Education Secretary Arne Duncan speaks during an "Ask, Listen, Learn: Kids And Alcohol Don't Mix" Event at Arlington Science Focus Elementary School on April 20, 2010 in Arlington, Virginia. Secretary Duncan joins host Neal Conan and a studio audience of students and teachers in today's second hour. Kris Connor/Getty Images
Chasing The Recovery
The U.S. economy officially climbed out of recession two years ago this month, but many Americans still aren't feeling any recovery. The unemployment rate ticked up last month, the Dow continued a six-week slide last week and house prices have dropped to their lowest levels since the bubble burst. In spite of — or because of — the lousy economy, many business owners, hiring managers, workers and others are making important decisions about the future of their businesses and lives. Host Neal Conan speaks with New York Times' economics writer, David Leonhardt, about what's at stake in this economy.
The Opinion Page
Syrian troops on Sunday attacked mutinous soldiers and other anti-government fighters with helicopters, tanks and heavy gunfire and regained control of a restive northwestern town. By some counts, more than 1,000 Syrians have died across the country since the government crackdown began, and some 10,000 others have been detained. Fouad Ajami, a senior fellow at the Hoover Institution, says Syria's brutal regime has now lost its false mask of moderation, and while the U.S. and others are beginning to apply more pressure, it may be too little, too late. Ajami joins host Neal Conan on the Opinion Page about his Wall Street Journal op-ed, Syria: Where Massacre Is a Family Tradition.

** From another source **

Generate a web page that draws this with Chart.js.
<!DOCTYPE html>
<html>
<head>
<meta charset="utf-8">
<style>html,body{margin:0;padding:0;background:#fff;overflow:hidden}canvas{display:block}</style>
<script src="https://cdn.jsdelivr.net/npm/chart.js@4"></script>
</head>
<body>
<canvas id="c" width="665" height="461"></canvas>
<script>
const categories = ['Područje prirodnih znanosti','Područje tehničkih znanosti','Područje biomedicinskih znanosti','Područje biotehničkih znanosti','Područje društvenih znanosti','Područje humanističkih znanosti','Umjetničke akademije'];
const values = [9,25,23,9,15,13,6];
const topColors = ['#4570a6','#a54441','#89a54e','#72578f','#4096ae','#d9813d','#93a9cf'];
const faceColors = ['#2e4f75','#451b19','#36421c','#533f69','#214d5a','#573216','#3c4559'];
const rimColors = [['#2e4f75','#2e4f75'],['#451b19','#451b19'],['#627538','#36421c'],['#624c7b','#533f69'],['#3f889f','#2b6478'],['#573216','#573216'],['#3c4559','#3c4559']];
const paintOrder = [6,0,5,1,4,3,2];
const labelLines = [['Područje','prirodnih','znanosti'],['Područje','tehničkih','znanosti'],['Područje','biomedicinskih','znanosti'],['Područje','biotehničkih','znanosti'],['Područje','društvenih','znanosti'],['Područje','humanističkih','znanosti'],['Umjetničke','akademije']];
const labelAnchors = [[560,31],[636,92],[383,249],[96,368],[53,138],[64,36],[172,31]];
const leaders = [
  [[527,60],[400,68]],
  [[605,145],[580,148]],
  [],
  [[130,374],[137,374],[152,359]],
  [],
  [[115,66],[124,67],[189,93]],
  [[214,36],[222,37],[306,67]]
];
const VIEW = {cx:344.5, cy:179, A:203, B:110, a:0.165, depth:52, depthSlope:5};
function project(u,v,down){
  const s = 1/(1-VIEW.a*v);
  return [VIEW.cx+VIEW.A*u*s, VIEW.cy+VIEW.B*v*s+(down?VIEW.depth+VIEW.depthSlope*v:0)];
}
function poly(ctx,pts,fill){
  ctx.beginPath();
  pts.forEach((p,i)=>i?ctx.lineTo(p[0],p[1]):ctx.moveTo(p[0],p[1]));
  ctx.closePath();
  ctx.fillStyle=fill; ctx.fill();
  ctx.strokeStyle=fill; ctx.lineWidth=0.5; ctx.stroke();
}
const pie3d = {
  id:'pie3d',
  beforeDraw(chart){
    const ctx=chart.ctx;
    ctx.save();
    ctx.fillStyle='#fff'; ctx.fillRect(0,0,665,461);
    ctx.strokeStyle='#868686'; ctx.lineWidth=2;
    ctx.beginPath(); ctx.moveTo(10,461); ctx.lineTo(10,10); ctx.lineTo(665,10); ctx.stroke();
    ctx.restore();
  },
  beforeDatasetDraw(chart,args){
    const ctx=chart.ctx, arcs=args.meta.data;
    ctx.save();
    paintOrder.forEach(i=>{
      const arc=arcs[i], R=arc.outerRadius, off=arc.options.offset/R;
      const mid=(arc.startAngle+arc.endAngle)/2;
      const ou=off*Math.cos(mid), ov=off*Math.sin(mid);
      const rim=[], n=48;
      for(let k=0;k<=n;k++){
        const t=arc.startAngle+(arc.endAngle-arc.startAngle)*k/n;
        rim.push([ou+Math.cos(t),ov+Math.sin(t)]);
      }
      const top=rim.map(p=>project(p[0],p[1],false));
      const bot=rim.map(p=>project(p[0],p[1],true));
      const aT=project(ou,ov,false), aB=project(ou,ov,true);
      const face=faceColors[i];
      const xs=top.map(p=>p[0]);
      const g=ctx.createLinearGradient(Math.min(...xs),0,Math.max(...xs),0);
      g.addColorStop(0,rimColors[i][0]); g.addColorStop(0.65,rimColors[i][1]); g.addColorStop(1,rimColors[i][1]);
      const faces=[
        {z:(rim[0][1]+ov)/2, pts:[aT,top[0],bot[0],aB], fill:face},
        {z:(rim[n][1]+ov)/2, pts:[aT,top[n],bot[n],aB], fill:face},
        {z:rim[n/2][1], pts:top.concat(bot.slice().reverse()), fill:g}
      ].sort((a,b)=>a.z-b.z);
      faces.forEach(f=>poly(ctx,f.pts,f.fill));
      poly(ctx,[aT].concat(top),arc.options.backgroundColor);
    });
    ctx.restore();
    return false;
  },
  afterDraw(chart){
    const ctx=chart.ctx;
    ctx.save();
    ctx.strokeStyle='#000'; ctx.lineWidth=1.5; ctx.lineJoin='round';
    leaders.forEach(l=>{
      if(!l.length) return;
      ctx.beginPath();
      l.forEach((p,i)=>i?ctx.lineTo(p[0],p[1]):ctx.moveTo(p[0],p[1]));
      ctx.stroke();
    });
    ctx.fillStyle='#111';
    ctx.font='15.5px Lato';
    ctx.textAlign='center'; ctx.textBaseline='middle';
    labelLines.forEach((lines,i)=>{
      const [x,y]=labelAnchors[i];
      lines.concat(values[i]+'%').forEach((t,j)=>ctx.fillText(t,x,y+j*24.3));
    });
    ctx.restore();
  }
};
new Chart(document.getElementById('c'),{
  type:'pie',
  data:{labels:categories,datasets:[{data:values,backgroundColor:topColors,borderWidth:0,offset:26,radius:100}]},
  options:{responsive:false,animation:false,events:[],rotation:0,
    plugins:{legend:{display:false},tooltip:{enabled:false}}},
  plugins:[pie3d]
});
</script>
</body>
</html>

Secretary of Education Arne Duncan announced that he is prepared to bypass Congress and relax elements of the No Child Left Behind law if lawmakers do not rewrite the law before the start of the next school year. If the 2002 law, is not changed, 82 percent of U.S. schools could be labeled failures and face penalties. Secretary Duncan's "plan B" would waive some test score requirements and give schools more flexibility on how to spend federal dollars. As the school year draws to a close, Secretary Duncan returns for a conversation with host Neal Conan, and to answer questions from students, teachers and parents about changes in public education, the "No Child Left Behind" law and how to improve schools in the midst of widespread budget cuts.